University of Hawaii coaches brought an 808 BIGS lineman clinic to Wong Stadium in Hilo on Saturday, giving Hawaii Island offensive and defensive line prospects a rare chance to work face-to-face with Rainbow Warriors staff without leaving the Big Island. While many of their peers were off at Keaukaha, the linemen stayed in the heat for a workout that was as much about visibility as it was about technique.

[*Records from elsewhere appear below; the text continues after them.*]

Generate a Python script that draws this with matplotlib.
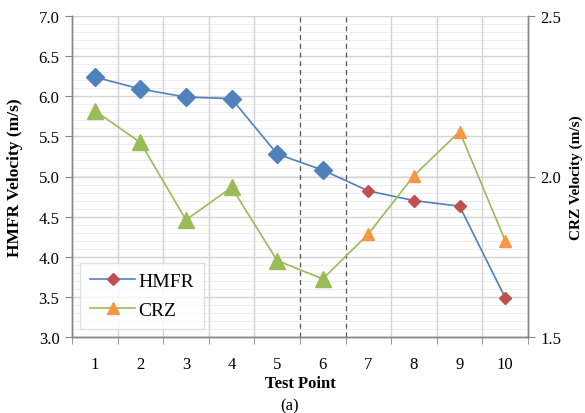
import numpy as np
import matplotlib.pyplot as plt
from matplotlib.lines import Line2D

plt.rcParams['font.family'] = ['Liberation Serif', 'DejaVu Serif']

# test points and measured velocities
points = np.arange(1, 11)
hmfr = [6.24, 6.09, 5.99, 5.97, 5.28, 5.08, 4.82, 4.70, 4.63, 3.49]
crz = [2.205, 2.106, 1.865, 1.966, 1.738, 1.681, 1.821, 2.003, 2.14, 1.80]
split = 6  # points after this one are drawn with the second marker colour

blue, red = '#4F81BD', '#C0504D'
green, orange = '#9BBB59', '#F79646'

fig = plt.figure(figsize=(5.85, 4.14), dpi=100)
ax1 = fig.add_axes([72/585, 1-338/414, (528-72)/585, (338-17)/414])
ax2 = ax1.twinx()

ax1.set_xlim(0.5, 10.5)
ax1.set_ylim(3.0, 7.0)
ax2.set_ylim(1.5, 2.5)

# grid: minor every 0.1, major every 0.5, vertical at category edges
for y in np.arange(3.0, 7.0001, 0.1):
    ax1.axhline(y, color='#EDEDED', lw=0.8, zorder=0)
for y in np.arange(3.0, 7.0001, 0.5):
    ax1.axhline(y, color='#D4D4D4', lw=1.0, zorder=0)
for x in np.arange(1.5, 10.5, 1.0):
    if x in (5.5, 6.5):
        ax1.axvline(x, color='#555555', lw=0.9, ls=(0, (4, 3)), zorder=1)
    else:
        ax1.axvline(x, color='#D4D4D4', lw=1.0, zorder=0)

ax1.plot(points, hmfr, color=blue, lw=1.2, zorder=3)
ax1.plot(points[:split], hmfr[:split], ls='none', marker='D', ms=9,
         color=blue, zorder=4)
ax1.plot(points[split:], hmfr[split:], ls='none', marker='D', ms=6,
         color=red, zorder=4)

ax2.plot(points, crz, color=green, lw=1.2, zorder=3)
ax2.plot(points[:split], crz[:split], ls='none', marker='^', ms=11,
         color=green, zorder=4)
ax2.plot(points[split:], crz[split:], ls='none', marker='^', ms=8,
         color=orange, zorder=4)

ax1.set_yticks(np.arange(3.0, 7.01, 0.5))
ax1.set_yticklabels([f'{v:.1f}' for v in np.arange(3.0, 7.01, 0.5)])
ax2.set_yticks([1.5, 2.0, 2.5])
ax2.set_yticklabels(['1.5', '2.0', '2.5'])
ax1.set_xticks(points)
ax1.set_xticklabels([str(p) for p in points])
ax1.set_xticks(np.arange(0.5, 10.6, 1.0), minor=True)
ax1.tick_params(axis='x', which='major', length=0, pad=14, labelsize=12)
ax1.tick_params(axis='x', which='minor', length=5, color='#868686')
ax1.tick_params(axis='y', length=5, color='#868686', labelsize=12, pad=4)
ax2.tick_params(axis='y', length=5, color='#868686', labelsize=12, pad=4)

for ax in (ax1, ax2):
    for s in ax.spines.values():
        s.set_color('#868686')
        s.set_linewidth(1.0)
ax1.spines['top'].set_visible(False)
ax2.spines['top'].set_visible(False)

ax1.set_xlabel('Test Point', fontweight='bold', fontsize=12, labelpad=2)
ax1.set_ylabel('HMFR Velocity (m/s)', fontweight='bold', fontsize=12.5, labelpad=11)
ax2.set_ylabel('CRZ Velocity (m/s)', fontweight='bold', fontsize=11, labelpad=6)
fig.text(290/585, 1-406/414, '(a)', ha='center', va='center', fontsize=12)

handles = [
    Line2D([], [], color=blue, lw=1.2, marker='D', ms=6,
           markerfacecolor=red, markeredgecolor=red),
    Line2D([], [], color=green, lw=1.2, marker='^', ms=8,
           markerfacecolor=orange, markeredgecolor=orange),
]
leg = ax2.legend(handles, ['HMFR', 'CRZ'], loc='lower left',
                 bbox_to_anchor=(0.0175, 0.025), borderaxespad=0,
                 fontsize=14, frameon=True, fancybox=False,
                 handlelength=2.35, borderpad=0.5, labelspacing=0.6,
                 handletextpad=0.15)
leg.get_frame().set_edgecolor('#D9D9D9')
leg.get_frame().set_linewidth(1.0)

fig.savefig('out.png', dpi=100)
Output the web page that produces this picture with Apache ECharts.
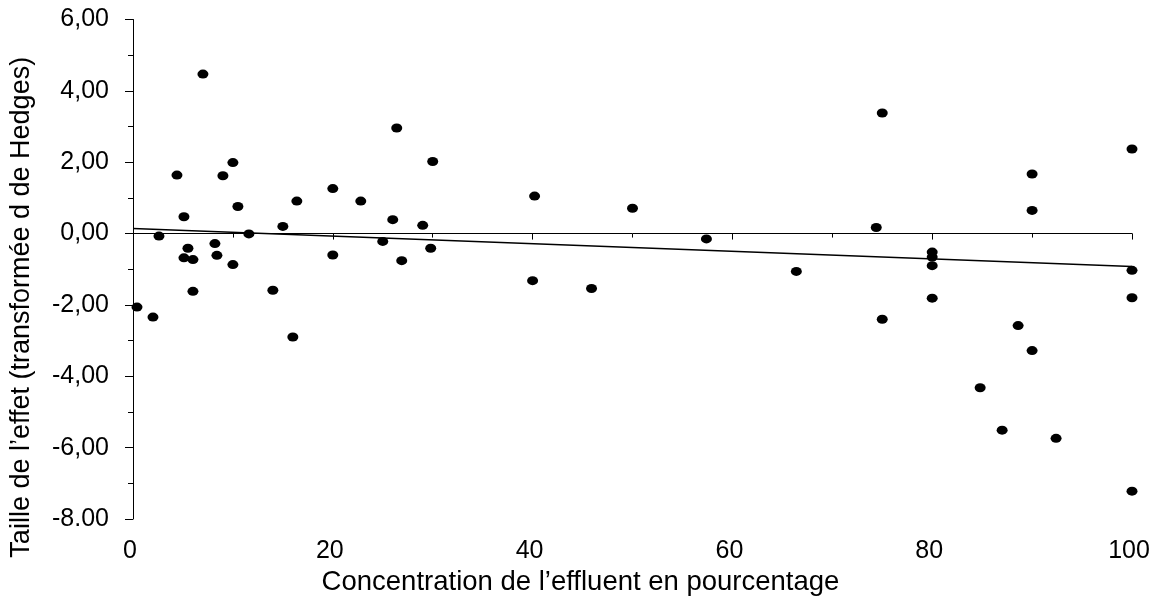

UH associate head coach and linebackers coach Chris Brown and tight ends and special teams analyst Jeremy Kerr joined 808 BIGS organizers on the field. Brown entered 2026 in his fifth year on the Hawaii staff after arriving before the 2022 season, and his background includes back-to-back national championships at Bishop Gorman in 2015 and 2016, plus five state titles. Kerr joined the staff in August 2025, and the 2026 coaching list also includes recruiting-focused jobs such as director of recruiting and director of player personnel, a sign of how much the program leans on identifying talent beyond Honolulu.

AI-generated illustration
AI-generated illustration

Brown has said the program needs to be visible on every island to find players and to show them that they can stay home and still compete at the college level. That pitch is easier to make after Hawaii finished 9-4 in 2025, went 7-1 at home and 2-3 away, and beat California 35-31 in the Hawaii Bowl on Dec. 24 in a comeback that tied the largest in program history. The matchup was the first postseason meeting between Hawaii and Cal, and Timmy Chang was named AFCA Region 5 Coach of the Year after leading the Rainbow Warriors to their first nine-win season since 2019.

The line-focused clinic mattered because linemen do not always get the same showcase opportunities as skill-position players in 7-on-7 settings. Sessions built around technique, one-on-one work and fundamentals can have an outsized effect on players who may not get noticed as quickly in camp circuits centered on speed and passing.

UH’s own season review offered a local example of why that development matters. Guard Zhen Sotelo allowed zero sacks in 936 snaps, the third-most among Mountain West linemen, underscoring the level of play the Rainbow Warriors want to keep building. For Hilo athletes hoping to follow that path, a Saturday visit from Brown and Kerr made the road to Mānoa feel a little shorter.